The glycemic response of a food also reflects the metabolic response to various percentages of protein, fat, and carbohydrates present in the food, which alter its glycemic response. Contrary to popular opinion, pure protein, eaten without carbohydrates, does elicit an insulin response, particularly in diabetics. 


For example, milk (and protein drinks containing milk or protein without any additional carbohydrates) is a particularly potent insulin secretagogue, as the observed insulin response in clinical studies is about 5-fold greater than would be anticipated from the glucose response. This explains why excess milk ingestion can cause rapid weight gain (as is the case with bottle-fed infants). 


In adults, excess milk or protein ingestion combined with lack of exercise, and inadequate muscle mass, results in excess body fat. Ingesting more than 30 grams of protein at one time results in automatic shunting of calories into adipose tissue fat cells, thus increasing abdominal girth. This is true in normal sized persons or large sized persons, such as 250-pound body builders, because excess protein will always stimulate fat-storage, despite the size of the individual. Protein powders that deliver more than 30 grams of protein cause increases in fat cell size, even in elite athletes.



In humans, clinical measurements can be taken that identify the fat-storing properties of a food, and its path of metabolism. All foods, drinks, and Nutraceutical products (such as Meal Replacement drinks) are either burned as energy in the body or shunted into adipose tissue fat cells. Clinical studies can track the metabolic pathway of the food ingested, to discover if it is burned or stored. 

Adipose Tissue Fat Studies focus on identification of the proclivity and ability of a “Test Food” to stimulate fat-storage in fat cells via stimulation of human fat-storing enzymes and mechanisms.
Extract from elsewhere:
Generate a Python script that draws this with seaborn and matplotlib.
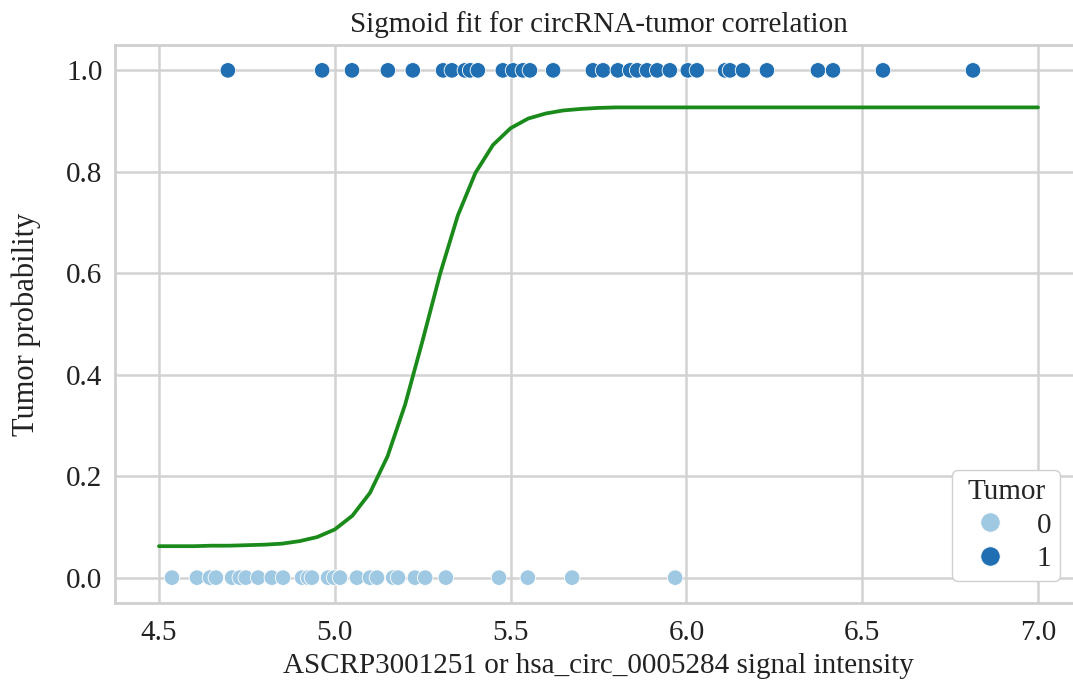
import matplotlib
matplotlib.use("Agg")
import matplotlib.pyplot as plt
import numpy as np
import pandas as pd
import seaborn as sns

# Signal intensities for tumor (1) and non-tumor (0) samples
signal_tumor = [4.696, 4.964, 5.049, 5.151, 5.222, 5.308, 5.333, 5.370, 5.385,
                5.407, 5.478, 5.507, 5.535, 5.555, 5.621, 5.734, 5.763, 5.805,
                5.840, 5.860, 5.888, 5.917, 5.953, 6.004, 6.030, 6.110, 6.124,
                6.161, 6.229, 6.374, 6.417, 6.559, 6.815]
signal_normal = [4.537, 4.608, 4.645, 4.662, 4.708, 4.730, 4.747, 4.782, 4.821,
                 4.853, 4.907, 4.924, 4.935, 4.981, 4.998, 5.015, 5.063, 5.100,
                 5.120, 5.166, 5.180, 5.228, 5.257, 5.316, 5.467, 5.549, 5.675,
                 5.968]

# Fitted sigmoid curve, sampled every 0.05
curve_x = [4.50, 4.55, 4.60, 4.65, 4.70, 4.75, 4.80, 4.85, 4.90, 4.95,
           5.00, 5.05, 5.10, 5.15, 5.20, 5.25, 5.30, 5.35, 5.40, 5.45,
           5.50, 5.55, 5.60, 5.65, 5.70, 5.75, 5.80, 5.85, 5.90, 5.95,
           6.00, 6.05, 6.10, 6.15, 6.20, 6.25, 6.30, 6.35, 6.40, 6.45,
           6.50, 6.55, 6.60, 6.65, 6.70, 6.75, 6.80, 6.85, 6.90, 6.95, 7.00]
curve_y = [0.062, 0.062, 0.062, 0.063, 0.063, 0.064, 0.065, 0.067, 0.072, 0.080,
           0.095, 0.122, 0.167, 0.239, 0.341, 0.468, 0.600, 0.714, 0.798, 0.853,
           0.886, 0.905, 0.915, 0.921, 0.924, 0.926, 0.927, 0.927, 0.927, 0.927,
           0.927, 0.927, 0.927, 0.927, 0.927, 0.927, 0.927, 0.927, 0.927, 0.927,
           0.927, 0.927, 0.927, 0.927, 0.927, 0.927, 0.927, 0.927, 0.927, 0.927, 0.927]

x_ticks = [4.5, 5.0, 5.5, 6.0, 6.5, 7.0]
y_ticks = [0.0, 0.2, 0.4, 0.6, 0.8, 1.0]

df = pd.DataFrame({
    "signal": signal_normal + signal_tumor,
    "Tumor": ["0"] * len(signal_normal) + ["1"] * len(signal_tumor),
})
df["prob"] = df["Tumor"].astype(int)

sns.set_theme(style="whitegrid")
plt.rcParams["font.family"] = ["Liberation Serif", "DejaVu Serif"]
plt.rcParams["axes.edgecolor"] = "#cfcfcf"
plt.rcParams["grid.color"] = "#d2d2d2"

fig = plt.figure(figsize=(10.73, 6.83), dpi=100)
ax = fig.add_axes([115 / 1073, 80 / 683, (1082 - 115) / 1073, (603 - 45) / 683])

palette = {"0": "#9fc9e2", "1": "#1f6fb2"}
sns.scatterplot(data=df, x="signal", y="prob", hue="Tumor", hue_order=["0", "1"],
                palette=palette, s=125, edgecolor="white", linewidth=0.6,
                ax=ax, zorder=3)
sns.lineplot(x=curve_x, y=curve_y, color="#1a8a1a", linewidth=2.7, ax=ax,
             zorder=4)

ax.set_xlim(4.375, 7.125)
ax.set_ylim(-0.05, 1.05)
ax.set_xticks(x_ticks)
ax.set_yticks(y_ticks)
ax.set_xticklabels([f"{v:.1f}" for v in x_ticks])
ax.set_yticklabels([f"{v:.1f}" for v in y_ticks])
ax.tick_params(axis="both", labelsize=21, colors="#222222")
ax.tick_params(axis="y", pad=3)
ax.tick_params(axis="x", pad=6)
for sp in ax.spines.values():
    sp.set_linewidth(2.0)
ax.grid(True, linewidth=1.8)

ax.set_title("Sigmoid fit for circRNA-tumor correlation", fontsize=21,
             pad=9, color="#222222")
ax.set_xlabel("ASCRP3001251 or hsa_circ_0005284 signal intensity", fontsize=21,
              color="#222222", labelpad=5)
ax.set_ylabel("Tumor probability", fontsize=22, color="#222222", labelpad=18)

leg = ax.legend(title="Tumor", loc="lower right", fontsize=21,
                title_fontsize=21, frameon=True, markerscale=1.25,
                borderaxespad=0.75, labelspacing=0.25, borderpad=0.3,
                handletextpad=0.6)
leg.get_frame().set_edgecolor("#d0d0d0")
leg.get_frame().set_facecolor("white")
leg.get_frame().set_alpha(1.0)

fig.savefig("out.png", dpi=100)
During glycemic clinical studies, Test Foods can be clinically analyzed In Vivo to determine their metabolic fat-storing properties with optional specific focus on insulin-resistance disorders.
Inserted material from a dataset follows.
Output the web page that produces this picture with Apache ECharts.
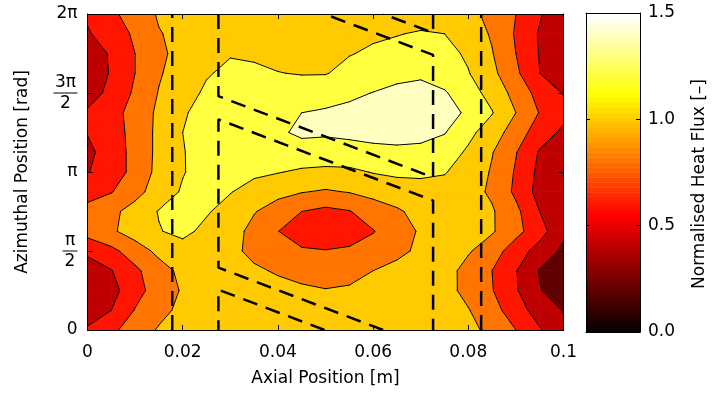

Understanding the fat-stimulating properties of foods allows for better control over food-driven fat-storage, obesity, insulin stimulation, reactive hypoglycemia, as well as exacerbation and development of Metabolic Syndrome, Insulin-Resistance, and type 2 diabetes.


Copyright 2006-2023 Glycemic Research Institute®



Glycemic load is a function of carbohydrate intake and glycemic index. 


Example: The glycemic index of one packet of Sweet’N Low or Equal is high (per clinical studies), but the glycemic load of one packet is low. If one packet of the sweeteners is consumed, no prominent glycemic response is evidenced. But if multiple packets are consumed, the glycemic load can be significant, triggering fat-storage and elevated blood glucose.


Glycemic load (GL) is calculated as the glycemic index multiplied by grams of carbohydrate per serving size. Glycemic Load is based on a specific quantity and carbohydrate content of a test food. GL is calculated by multiplying the weighted mean of the dietary glycemic index by the percentage of total energy from the test food. When the test food contains quantifiable carbohydrates, the Glycemic Load equals GI (%) x grams of carbohydrate per serving. One unit of GL approximates the glycemic effect of 1 gram of glucose. Typical diets contain from 60-180 GL units per day.

Insulin secretion and insulin sensitivity (SI) are directly involved in the pathogenesis of diabetes, so avoidance of insulin elevation is mandatory in preventing Type 2 diabetes and other diseases related to insulin-elevation. Increased dietary glycemic load results in increased glycemia and insulin, which leads to obesity, increased risk of diabetes, and increased risk of some forms of cancer. High dietary glycemic index and load have a proven association with insulin resistance-related diseases. Therefore, glycemic index and daily glycemic load should be considered in long-term control over excess body fat, and prevention of Type 2 diabetes.